HTC has finessed Beats Audio, too, to work with almost all music and video apps -- the equalizer will turn on when the phone is playing tracks from Internet radio or even YouTube video clips. Compared with the Sensation XE's limited playback capabilities, this is a huge improvement. Unfortunately, the handset does not come bundled with any Beats-branded headphones. You'll have to fork out more cash if you want the full Beats Audio experience. Still, I found audio with the equalizer enabled to have slightly more bass and clarity even with a normal headset.
The phone's 4.7-inch 720p Super LCD 2 display is protected by Corning Gorilla Glass 2. We first saw the Gorilla Glass 2 back at CES 2012, though the glass manufacturer did not reveal then which handsets will be featuring the technology. HTC also explained that the One X features optical lamination, a process through which the screen ends up laminated to the glass, resulting in better viewing angles.
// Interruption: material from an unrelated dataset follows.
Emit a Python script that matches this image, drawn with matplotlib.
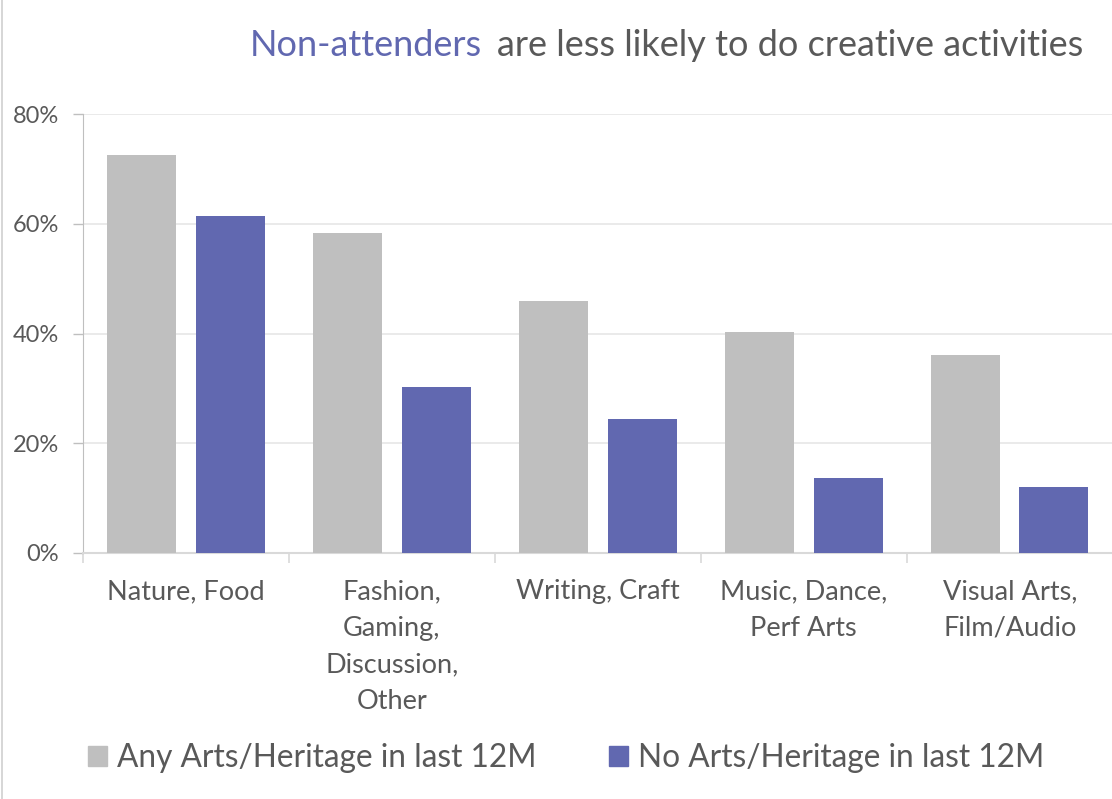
import numpy as np
import matplotlib
matplotlib.use("Agg")
import matplotlib.pyplot as plt
from matplotlib.ticker import FixedLocator, PercentFormatter
from matplotlib.lines import Line2D

categories = ["Nature, Food", "Fashion,\nGaming,\nDiscussion,\nOther", "Writing, Craft",
              "Music, Dance,\nPerf Arts", "Visual Arts,\nFilm/Audio"]
any_arts = [72.6, 58.4, 46.0, 40.3, 36.1]
no_arts = [61.4, 30.3, 24.5, 13.6, 12.1]
series_names = ["Any Arts/Heritage in last 12M", "No Arts/Heritage in last 12M"]

GREY = "#bfbfbf"
BLUE = "#6168b0"
TEXT = "#595959"
FONT = "Lato"

plt.rcParams["font.family"] = [FONT, "DejaVu Sans"]

fig = plt.figure(figsize=(11.12, 7.99), dpi=100)
ax = fig.add_axes([0.0746, 0.308, 0.926, 0.549])

x = np.arange(len(categories))
w = 0.335
ax.bar(x - 0.215, any_arts, w, color=GREY, label=series_names[0], zorder=3)
ax.bar(x + 0.215, no_arts, w, color=BLUE, label=series_names[1], zorder=3)

ax.set_xlim(-0.5, len(categories) - 0.5)
ax.set_ylim(0, 80)
ax.yaxis.set_major_locator(FixedLocator([0, 20, 40, 60, 80]))
ax.yaxis.set_major_formatter(PercentFormatter(decimals=0))
ax.grid(axis="y", color="#e6e6e6", linewidth=1.2, zorder=0)

ax.set_xticks(x)
ax.set_xticklabels(categories, fontsize=19.5, color=TEXT, linespacing=1.58, va="top")
ax.tick_params(axis="x", which="major", length=0, pad=19)
ax.set_xticks(np.arange(len(categories) + 1) - 0.5, minor=True)
ax.tick_params(axis="x", which="minor", length=7, color="#d9d9d9", width=1.2)
ax.tick_params(axis="y", labelsize=17, labelcolor=TEXT, length=7, color="#bfbfbf", width=1, pad=10)

for s in ("top", "right"):
    ax.spines[s].set_visible(False)
ax.spines["left"].set_color("#bfbfbf")
ax.spines["bottom"].set_color("#d9d9d9")
ax.spines["bottom"].set_linewidth(1.5)

# two-colour title, right aligned
t2 = fig.text(0.974, 0.943, "are less likely to do creative activities", fontsize=26,
              color=TEXT, ha="right", va="center")
fig.canvas.draw()
bb = t2.get_window_extent()
fig.text((bb.x0 - 15) / fig.bbox.width, 0.943, "Non-attenders", fontsize=26,
         color=BLUE, ha="right", va="center")

handles = [plt.Rectangle((0, 0), 1, 1, color=GREY), plt.Rectangle((0, 0), 1, 1, color=BLUE)]
fig.legend(handles, series_names, loc="center left", bbox_to_anchor=(0.079, 0.051), ncol=2,
           frameon=False, fontsize=22.8, labelcolor=TEXT, handlelength=0.6, handleheight=0.6,
           handletextpad=0.32, columnspacing=2.3, borderpad=0, borderaxespad=0)

# thin frame line down the left edge
fig.add_artist(Line2D([0.002, 0.002], [0, 1], color="#d0d0d0", linewidth=1.2,
                      transform=fig.transFigure))

fig.savefig("out.png", dpi=100)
I found this to be true, and having the screen so close to the glass makes it appear brighter and more easily visible in direct sunlight.
As for camera performance, check out this slideshow, where I put the One X up against the iPhone 4S. The One X has a dedicated imaging chip, and the handset's camera app boasts a wide variety of modes including smile detection and the ability to adjust flash level depending on ambient lighting (HTC calls this feature "Master of Light").
The result is a camera with crisp detail and pleasing quality that's as good as the iPhone 4S', while having a more aggressive HDR mode. While the colors are not as warm compared with the 4S', the One X delivers sharper images. If you're looking for an Android handset that can match the iPhone's camera, the One X is it.
Lastly, the One X comes with a whole slew of connectivity options, including Bluetooth 4.0, near-field communication (NFC), DLNA, MHL, as well as HSPA. The One X also comes with a Media Link mode, which you connect with a Media Link HD accessory (sold separately) to turn your television into a smart TV.
The One X packs Nvidia's cutting-edge Tegra 3 chipset, which has a quad-core processor as well as a low-power core that kicks in when the handset is in standby mode. Overall I experienced performance that was blazingly fast -- you won't feel any Android "lag" when using this phone. HTC also claims a fast camera startup of 0.7 second and 0.2 second autofocus. The One X seems to perform as advertised, with really snappy shots and nimble autofocus.
Using our usual test settings of having two Gmail accounts, Twitter as well as Facebook on push, the One X's 1,800mAh battery lasted for about a full day. You can probably get more if you're willing to turn off push notifications. With the phone's nonremovable battery, however, I recommend keeping a charger handy just in case.
I didn't find any issues with voice quality and reception when making calls with the HTC One X. While speaker volume was loud, you may want to switch the default ringtones for something with a higher pitch. You may end up missing important calls and text alerts otherwise.
HTC seems to have hit all the right notes with the One X. If you've been waiting patiently to upgrade your Android handset, look no further. With a superb camera, fast performance, an excellent display as well as a sexy design, the One X could be the one for you. If you can hold out, though, you may want to see what Samsung has up it sleeves for its upcoming Samsung Galaxy S III before making a decision.
As a global device, the HTC One X will retail in Singapore on April 2 for S$898 (U.S. $714) without an operator contract. HTC has also announced availability for other countries in Asia, which includes Malaysia, Indonesia, India, Thailand, and the Philippines on the same date. Do note that retail prices will differ from country to country.